January 25, 2001
Practicing compassionate medicine in a system more interested in the bottom line.
Dr. Scott Braunstein sits in a hospital room with Sam Bottleman, 91, on the Sunday of Chanukah. Bottleman has a neck brace and a deep wound on his head after falling down 12 steps in his apartment building the day before. Braunstein, 27, a resident in internal medicine at Cedars-Sinai Medical Center, holds Bottleman's hand and asks questions that elicit an entire history.
The patient tells him that he served in the military as a master sergeant during World War II and was a criminal investigator for the Beverly Hills Police Department until he retired in 1975. His wife died in 1973, and he has no children. He has lived in the same apartment since 1945, does his own housekeeping and shopping.
"Do you have any siblings that are still alive?" Braunstein asks.
"I lost my brother July 23 of this year," Bottleman replies. "So I'm the surviving element of the family. The one and only."
"Wow. You're the special one," Braunstein says.
"Not special," Bottleman says. "Not really. Just a process of elimination."
In fact, Bottleman tells the doctor, today is his birthday.
"Happy birthday," Dr. Braunstein says. "This is not where you had hoped to spend it, I bet."
"What difference does it make where I spend it?" Bottleman asks. "As long as I'm alive and can celebrate with friends like you."
In an age of doctors loaded down with too many patients and saddled with all sorts of HMO restrictions, Braunstein works hard to make his patients feel as if he is a friend. Personal contact is, after all, why he entered the field of medicine, and the most important message he gleaned from his years as a student at the Sackler School of Medicine at Tel Aviv University. Some 300 Americans have studied at Sackler, nearly one-quarter of them from Southern California. "The doctors emphasized treating patients with dignity. We'd be harshly reprimanded if we started examining a patient without explaining to them what we were about to do, or taking a detailed history, or placing our cold hands on them without first warming them up."
Braunstein's great-uncle Solomon Griboff, an internist, had passed along the same attitude.
"He taught me that the most important thing you can do for a patient is touch them in some way. Place a hand on their shoulder. Sit down with the patient, look them in the eye. Let them know you're on the same level with them."

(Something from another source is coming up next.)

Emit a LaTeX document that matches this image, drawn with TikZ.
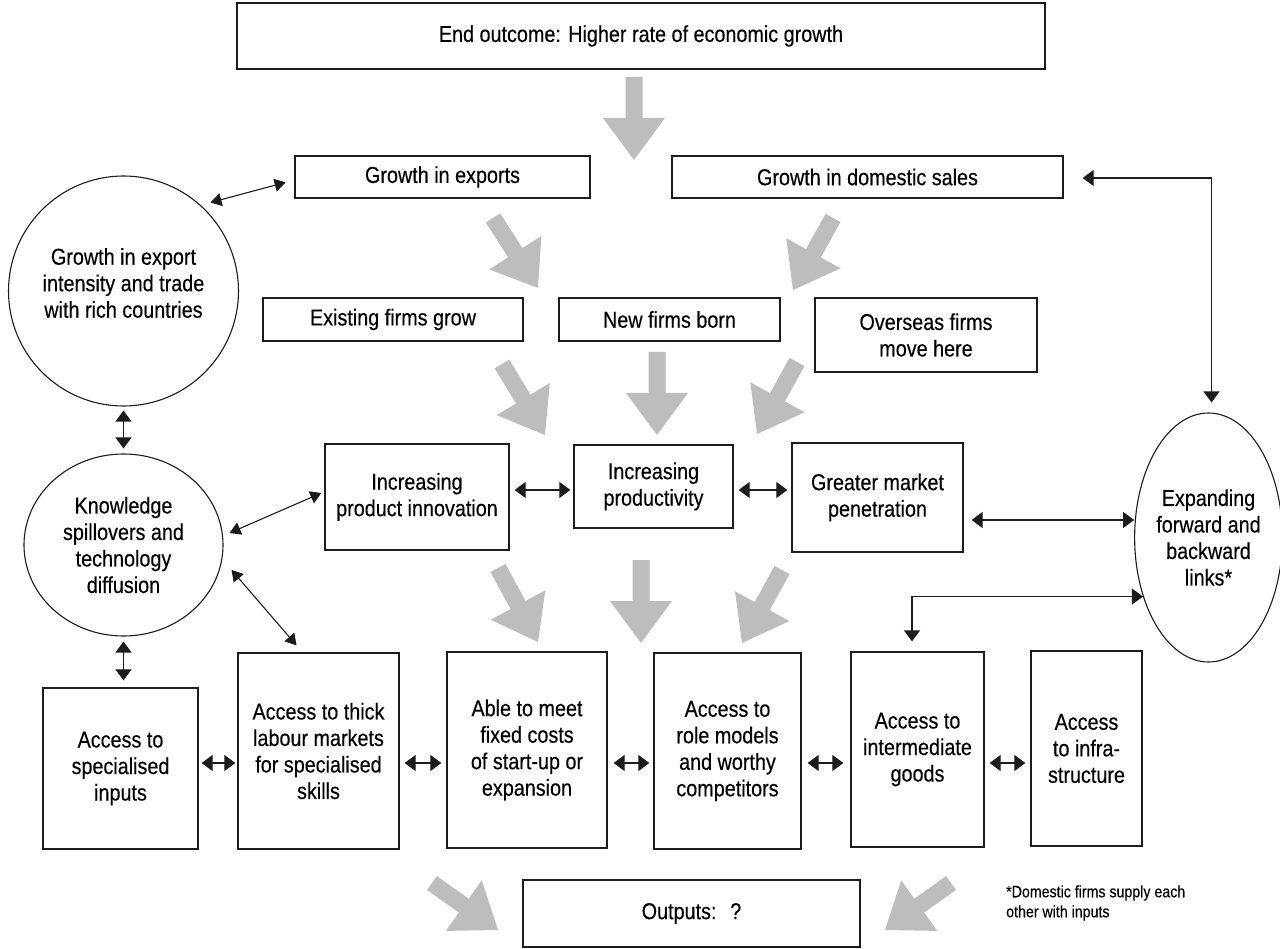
\documentclass[tikz,border=0pt]{standalone}
\usepackage{fontspec}
\setmainfont{Liberation Sans}[FakeStretch=0.86, FakeBold=0.3]
\usetikzlibrary{arrows.meta,calc,shapes.geometric}

\definecolor{ink}{RGB}{28,28,28}
\definecolor{flowgray}{RGB}{189,189,189}

\newcommand\mainsize{\fontsize{23}{26.5}\selectfont}
\newcommand\notesize{\fontsize{16.5}{20}\selectfont}

% broad grey arrow from #1 (tail) to #2 (tip)
\newcommand\flowarrow[2]{%
  \coordinate (fa-b) at ($(#2)!42pt!(#1)$);
  \fill[flowgray]
    ($(#1)!8.5pt!90:(#2)$) -- ($(fa-b)!8.5pt!90:(#2)$) --
    ($(fa-b)!31pt!90:(#2)$) -- (#2) --
    ($(fa-b)!31pt!-90:(#2)$) -- ($(fa-b)!8.5pt!-90:(#2)$) --
    ($(#1)!8.5pt!-90:(#2)$) -- cycle;}

\begin{document}
\begin{tikzpicture}[x=1pt,y=-1pt,
  box/.style={draw=ink, line width=1.3pt, inner sep=0pt, align=center, font=\mainsize},
  roundbox/.style={draw=ink, line width=1.1pt, inner sep=0pt, align=center, font=\mainsize},
  dbl/.style={draw=ink, line width=1.2pt, {Triangle[length=11pt,width=16pt]}-{Triangle[length=11pt,width=16pt]}},
  thin dbl/.style={draw=ink, line width=1.1pt, {Triangle[length=11pt,width=13pt]}-{Triangle[length=11pt,width=13pt]}}]

\useasboundingbox (0,0) rectangle (1280,949);
\fill[white] (0,0) rectangle (1280,949);

% ---- boxes ----
\node[box, minimum width=808, minimum height=66] (end) at (641,36) {End outcome: Higher rate of economic growth};

\node[box, minimum width=295, minimum height=42] (ex) at (442.5,177) {Growth in exports};
\node[box, minimum width=391, minimum height=42] (dom) at (867.5,177) {Growth in domestic sales};

\node[box, minimum width=260, minimum height=43] (exist) at (393,319.5) {Existing firms grow};
\node[box, minimum width=221, minimum height=43] (newf) at (669.5,319.5) {New firms born};
\node[box, minimum width=222, minimum height=74] (over) at (926,335) {Overseas firms\\move here};

\node[box, minimum width=184, minimum height=106] (innov) at (417,497) {Increasing\\product innovation};
\node[box, minimum width=159, minimum height=83] (prod) at (653.5,486.5) {Increasing\\productivity};
\node[box, minimum width=171, minimum height=109] (great) at (877.5,497.5) {Greater market\\penetration};

\node[box, minimum width=155, minimum height=161] (inputs) at (120.5,768.5) {Access to\\specialised\\inputs};
\node[box, minimum width=161, minimum height=196] (labour) at (318.5,751) {Access to thick\\labour markets\\for specialised\\skills};
\node[box, minimum width=160, minimum height=196] (able) at (527,750) {Able to meet\\fixed costs\\of start-up or\\expansion};
\node[box, minimum width=147, minimum height=196] (role) at (727.5,751) {Access to\\role models\\and worthy\\competitors};
\node[box, minimum width=133, minimum height=195] (inter) at (917.5,749.5) {Access to\\intermediate\\goods};
\node[box, minimum width=111, minimum height=195] (infra) at (1086.5,748.5) {Access\\to infra-\\structure};

\node[box, minimum width=337, minimum height=67] (out) at (691.5,913.5) {Outputs:\hspace{0.6em}?};

% ---- round nodes ----
\node[roundbox, circle, minimum size=230] (c1) at (123.5,291) {};
\node[align=center, font=\mainsize, inner sep=0pt] (c1t) at (123.5,283) {Growth in export\\intensity and trade\\with rich countries};
\node[roundbox, ellipse, minimum width=199, minimum height=182] (c2) at (123.5,545) {Knowledge\\spillovers and\\technology\\diffusion};
\node[roundbox, ellipse, minimum width=141, minimum height=249] (ell) at (1208.5,537.5) {Expanding\\forward and\\backward\\links*};

% footnote
\node[anchor=west, align=left, font=\notesize, inner sep=0pt] (note) at (1006,903) {*Domestic firms supply each\\other with inputs};

% ---- grey flow arrows ----
\coordinate (g1t) at (634,77);   \coordinate (g1h) at (634,160);
\coordinate (g2t) at (493,218);  \coordinate (g2h) at (538,288);
\coordinate (g3t) at (833,218);  \coordinate (g3h) at (793,290);
\coordinate (g4t) at (502,364);  \coordinate (g4h) at (545,435);
\coordinate (g5t) at (657,352);  \coordinate (g5h) at (657,435);
\coordinate (g6t) at (797,362);  \coordinate (g6h) at (757,434);
\coordinate (g7t) at (498,568);  \coordinate (g7h) at (538,642);
\coordinate (g8t) at (641,560);  \coordinate (g8h) at (641,643);
\coordinate (g9t) at (782,570);  \coordinate (g9h) at (742,643);
\coordinate (g10t) at (432,883); \coordinate (g10h) at (498,930);
\coordinate (g11t) at (951,883); \coordinate (g11h) at (885,930);
\flowarrow{g1t}{g1h}
\flowarrow{g2t}{g2h}
\flowarrow{g3t}{g3h}
\flowarrow{g4t}{g4h}
\flowarrow{g5t}{g5h}
\flowarrow{g6t}{g6h}
\flowarrow{g7t}{g7h}
\flowarrow{g8t}{g8h}
\flowarrow{g9t}{g9h}
\flowarrow{g10t}{g10h}
\flowarrow{g11t}{g11h}

% ---- black connectors ----
\draw[thin dbl, shorten <=10pt, shorten >=9pt] (c1.48) -- ([yshift=-3pt]ex.west);
\draw[dbl, shorten <=4pt, shorten >=5pt] (c1.south) -- (c2.north);
\draw[thin dbl] ([shift={(6,-12)}]c2.east) -- ([shift={(-3,-4)}]innov.west);
\draw[thin dbl] ([shift={(8,25)}]c2.east) -- ([shift={(-22,-7)}]labour.north);
\draw[dbl, shorten <=5pt, shorten >=7pt] (c2.south) -- (c2.south |- inputs.north);

\coordinate (row3) at (0,490);
\coordinate (row3b) at (0,520);
\coordinate (row4) at (0,763);
\draw[dbl, shorten <=5pt, shorten >=3pt] (innov.east |- row3) -- (prod.west |- row3);
\draw[dbl, shorten <=5pt, shorten >=4pt] (prod.east |- row3) -- (great.west |- row3);
\draw[dbl, shorten <=8pt] (great.east |- row3b) -- (ell.west |- row3b);

\draw[dbl, shorten <=3pt, shorten >=2pt] (inputs.east |- row4) -- (labour.west |- row4);
\draw[dbl, shorten <=5pt, shorten >=5pt] (labour.east |- row4) -- (able.west |- row4);
\draw[dbl, shorten <=6pt, shorten >=4pt] (able.east |- row4) -- (role.west |- row4);
\draw[dbl, shorten <=6pt, shorten >=7pt] (role.east |- row4) -- (inter.west |- row4);
\draw[dbl, shorten <=5pt, shorten >=5pt] (inter.east |- row4) -- (infra.west |- row4);

\draw[dbl, shorten <=19pt, shorten >=10pt] ([yshift=-1pt]dom.east) -| ([xshift=3pt]ell.north);
\draw[dbl, shorten >=10pt] (ell.222.6) -| ([xshift=-5.5pt]inter.north);

\end{tikzpicture}
\end{document}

That is all the more challenging since Braunstein is entering the medical profession at a time when the Los Angeles Times calls L.A. County "the Chernobyl of health care." Nationwide, HMOs are the object of criticism for diluting the quality, quantity, personal attention and continuity of health care. According to Health Care Management Review, 85 percent of all U.S. employees are now enrolled in managed-care plans. While the government recommends that there be no more than 1,800 patients assigned to any one primary-care physician, many HMOs have a 3,000-to-one ratio.
One-third of insured adults report that they have been enrolled in their current health plan for less than two years, and only 36 percent report having the same primary-care physician for two years. According to survey data collected this year for the Kaiser Family Foundation-Harvard School of Public Health, 75 percent of Americans believe that the problems of managed care have not gotten better. At least 70 percent favor consumer protection legislation.
Braunstein shares these concerns, although he points out that Cedars-Sinai "provides some of the best care in the world. If managed care is a problem at the best of hospitals," he says, "imagine what it's like at lesser ones."
He maintains that physicians are forced to see more patients in their offices, and as a result have much less time to give to their hospital patients.
"You're forced to see them for 15 minutes," he says, "when before you would spend a half-hour or an hour with them. This is often the only contact the patient will have with the doctor in a 24-hour period."
Braunstein hopes that managed care will be forced to become more responsible about its decision-making. "I think their finances should become more of a public record and should be scrutinized. I hope that the patients' bill of rights will be passed."
For now, Braunstein is leaving internal medicine in favor of emergency medicine, where he feels he has the greater freedom to treat patients.
Braunstein admits he is fond of elderly Jewish patients. His relationship with his own grandfather, Abraham Berman, who died on Nov. 21 at 85, was a close one.
"I think my grandfather valued medicine as a higher moral calling than anything else," Braunstein says. "He was really proud that I went to medical school in Israel."
When his grandfather became gravely ill last June, Braunstein helped to treat him in the hospital, returning to see him after treating other patients, especially since he knew his grandfather's private doctors couldn't attend to him around the clock.
One day, Braunstein arrived to find his grandfather "barely arousable. He was lying there with his eyes open and was not responding to me," despite the fact that physicians had already been in that morning.
It turned out that his grandfather had not properly swallowed some food that morning, and some went into his lungs. "If I hadn't come by that day and checked the labs, he would have died for sure."
The problem, says Braunstein, is that "HMOs are keeping costs down because they're rationing what can and can't be done. ... In the end, the cost to human life and resources is higher."